Pretty crazy stuff, considering it feels like just yesterday that I was slugging it out in the JSS and selling slots in PTQs. If I think even a little farther back, I can recall when I wasn’t even at that level; when I was struggling to Top 8 JSS qualifiers, back in the days of the picture in part one. I don’t know what this really has to do with anything, but for some reason those were the visions going through my head right after I won.

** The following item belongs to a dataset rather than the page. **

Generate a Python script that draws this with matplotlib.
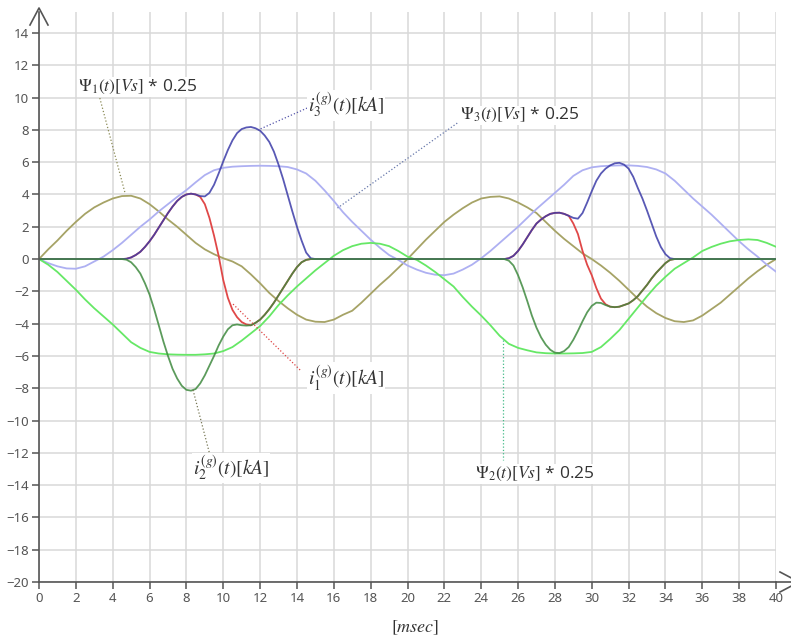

As I walked out of the Feature Match area, I had no idea what I was going out to. I didn’t expect anything much different from when I made Top 8 in Columbus, or even from when I clinched Top 8 the night before. It was just incredible how many “new friends” (Read: barns) I had acquired in those few moments where I cast a second Kokusho and Kenji extended the hand. Everyone congratulated me and informed me I was blessed, even one Craig Krempels, who has hoped for a piano to fall on me ever since I jokingly thanks-barned him in the report for my very first Pro Tour.

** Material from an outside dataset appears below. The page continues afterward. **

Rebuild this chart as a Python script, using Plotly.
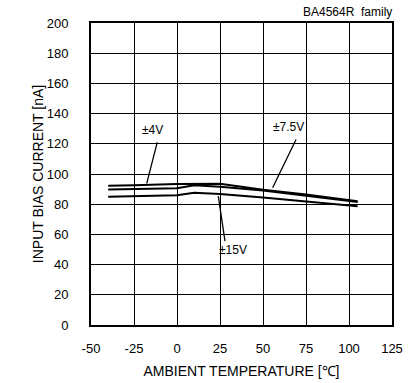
import plotly.graph_objects as go

temps = [-40, -25, 0, 10, 25, 50, 75, 105]
ib_4v = [92.3, 92.5, 93.4, 93.5, 93.5, 89.5, 86.5, 82.0]
ib_7v5 = [89.8, 90.0, 90.5, 92.5, 91.6, 89.0, 85.8, 81.5]
ib_15v = [85.0, 85.2, 86.0, 87.6, 86.8, 84.5, 82.0, 78.6]

x_ticks = [-50, -25, 0, 25, 50, 75, 100, 125]
y_ticks = [0, 20, 40, 60, 80, 100, 120, 140, 160, 180, 200]

font = "Liberation Sans, Arial, sans-serif"

fig = go.Figure()
for ys in (ib_4v, ib_7v5, ib_15v):
    fig.add_trace(go.Scatter(x=temps, y=ys, mode="lines",
                             line=dict(color="black", width=2),
                             showlegend=False, hoverinfo="skip"))

# labels with leader lines (data coordinates)
labels = [
    ("±4V", -14, 129, (-11.5, 120.9), (-17.6, 93.8)),
    ("±7.5V", 64.7, 131, (69.2, 122.8), (55.6, 90.9)),
    ("±15V", 32.7, 50, (24.0, 85.4), (27.9, 55.6)),
]
for txt, tx, ty, p0, p1 in labels:
    fig.add_annotation(x=tx, y=ty, text=txt, showarrow=False,
                       font=dict(size=12, color="black", family=font))
    fig.add_shape(type="line", x0=p0[0], y0=p0[1], x1=p1[0], y1=p1[1],
                  line=dict(color="black", width=1.3), xref="x", yref="y")

fig.add_annotation(x=1, y=1, xref="paper", yref="paper", xanchor="right",
                   yanchor="bottom", yshift=2, xshift=2, text="BA4564R  family",
                   showarrow=False, font=dict(size=12, color="black", family=font))

fig.update_layout(
    width=412, height=383,
    margin=dict(l=91, r=20, t=23, b=58),
    plot_bgcolor="white", paper_bgcolor="white",
    font=dict(family=font, size=13, color="black"),
    xaxis=dict(range=[-50, 125], tickvals=x_ticks, ticktext=[str(v) for v in x_ticks],
               showgrid=True, gridcolor="black", gridwidth=1,
               showline=True, linecolor="black", linewidth=2, mirror=True,
               ticks="", zeroline=False, automargin=False, ticklabelstandoff=10,
               title=dict(text="AMBIENT TEMPERATURE [℃]", font=dict(size=14), standoff=12)),
    yaxis=dict(range=[0, 200], tickvals=y_ticks,
               showgrid=True, gridcolor="black", gridwidth=1,
               showline=True, linecolor="black", linewidth=2, mirror=True,
               ticks="", zeroline=False, automargin=False, ticklabelstandoff=18,
               title=dict(text="INPUT BIAS CURRENT [nA]", font=dict(size=14), standoff=0)),
)

fig.write_html("out.html", config={"displayModeBar": False},
               post_script="document.body.style.margin='0';document.body.style.padding='0';")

When I thought the barnage couldn’t reach a higher level, a friendly young man in a red mana symbol t-shirt asked me to take a picture with him as I walked towards the parking lot with my trophy. I could tell that Tim, who was walking with me, was embarrassed for him… and for me. After taking some friends out to dinner at the Hard Rock, I went to the airport, still just a little bit in awe of the weekend that had just gone down, and definitely not ready to return to the life of a normal 16-year-old who had to go home and write an essay for the next day and get ready to continue hiding the fact that I play some nerdy card game as I always have.